Push for the Save America Act
A central policy demand of the speech was the passage of the Save America Act, currently blocked in Congress. Trump said the law would require all voters to present a valid ID and proof of citizenship, and would eliminate mail-in ballots except for illness, disability, military deployment or travel.
All voters will have to show a valid ID to vote. All voters will have to provide a small document called proof of citizenship. And there will be no more mail-in ballots.
He predicted that the measure would end electoral fraud.

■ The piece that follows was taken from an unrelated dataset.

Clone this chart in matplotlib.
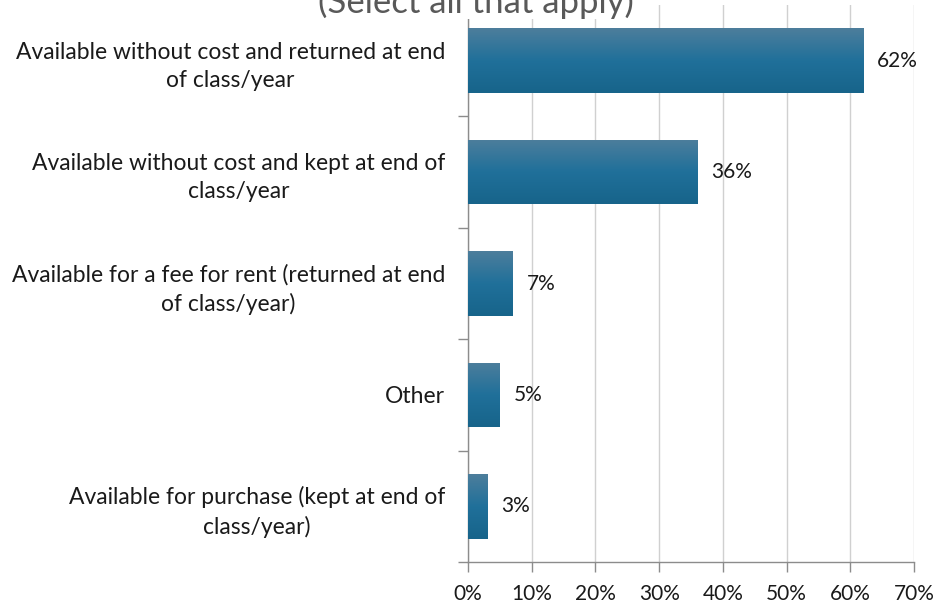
import matplotlib
matplotlib.use("Agg")
import matplotlib.pyplot as plt
import numpy as np
from matplotlib.colors import LinearSegmentedColormap
from matplotlib.ticker import FixedLocator, PercentFormatter

categories = [
    "Available without cost and returned at end\nof class/year",
    "Available without cost and kept at end of\nclass/year",
    "Available for a fee for rent (returned at end\nof class/year)",
    "Other",
    "Available for purchase (kept at end of\nclass/year)",
]
values = [62, 36, 7, 5, 3]
value_labels = ["62%", "36%", "7%", "5%", "3%"]
xticks = [0, 10, 20, 30, 40, 50, 60, 70]
title = "(Select all that apply)"

plt.rcParams['font.family'] = ['Lato', 'DejaVu Sans']

W, H = 938, 606
fig = plt.figure(figsize=(W / 100, H / 100), dpi=100)
ax = fig.add_axes([468 / W, 1 - 562 / H, (914 - 468) / W, (562 - 5) / H])

n = len(categories)
ypos = np.arange(n)
bars = ax.barh(ypos, values, height=0.58, color="none", edgecolor="none", zorder=3)
ax.set_ylim(n - 0.5, -0.5)
ax.set_xlim(0, 70)

cmap = LinearSegmentedColormap.from_list(
    "g", [(0, "#4d7e9c"), (0.5, "#20709a"), (1.0, "#17648a")])
grad = np.linspace(0, 1, 256).reshape(-1, 1)
for p in bars.patches:
    x0, y0 = p.get_x(), p.get_y()
    w, h = p.get_width(), p.get_height()
    im = ax.imshow(grad, cmap=cmap, aspect="auto",
                   extent=(x0, x0 + w, y0 + h, y0), origin="upper", zorder=3)
    im.set_clip_path(p)

for v, lab, y in zip(values, value_labels, ypos):
    ax.annotate(lab, (v, y), xytext=(10, 0), textcoords="offset points",
                va="center", ha="left", fontsize=15, color="#1a1a1a")

ax.set_yticks(ypos)
ax.set_yticklabels(categories, fontsize=16.5, color="#1a1a1a")
for lbl in ax.get_yticklabels():
    lbl.set_multialignment("center")
    lbl.set_linespacing(1.42)
ax.yaxis.set_minor_locator(FixedLocator(np.arange(n + 1) - 0.5))
ax.tick_params(axis="y", which="major", length=0, pad=16.5)
ax.tick_params(axis="y", which="minor", length=7, color="#8c8c8c", width=1)

ax.set_xticks(xticks)
ax.xaxis.set_major_formatter(PercentFormatter(decimals=0))
ax.tick_params(axis="x", which="major", length=7, color="#8c8c8c", width=1,
               labelsize=15, labelcolor="#1a1a1a", pad=9)

ax.grid(axis="x", color="#d0d0d0", linewidth=1, zorder=0)
ax.set_axisbelow(True)
for s in ["top", "right"]:
    ax.spines[s].set_visible(False)
for s in ["left", "bottom"]:
    ax.spines[s].set_color("#8c8c8c")
    ax.spines[s].set_linewidth(1)

fig.text(476 / W, 1 - 13 / H, title, ha="center", va="baseline", fontsize=25,
         color="#595959",
         bbox=dict(facecolor="white", edgecolor="none", pad=0), zorder=5)

fig.savefig("out.png", dpi=100)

Honouring heroes and looking to space
Trump evoked American heroes from Davy Crockett to the Wright brothers and the Marines who fought at Iwo Jima. He invited veterans on stage to pay tribute to historic flags, including one that flew during D-Day and another draped on Abraham Lincoln's coffin. The crew of the Artemis II spacecraft was presented, with Trump promising a return to the Moon and a journey onward to Mars.
We will go to the Moon and from there continue to Mars.
Fireworks finale
After the speech, a spectacular fireworks display lit up the night over the National Mall. Adverse weather also forced the cancellation of Independence Day celebrations in Hartford, Connecticut, and in Harrisburg and Wilkes-Barre, Pennsylvania.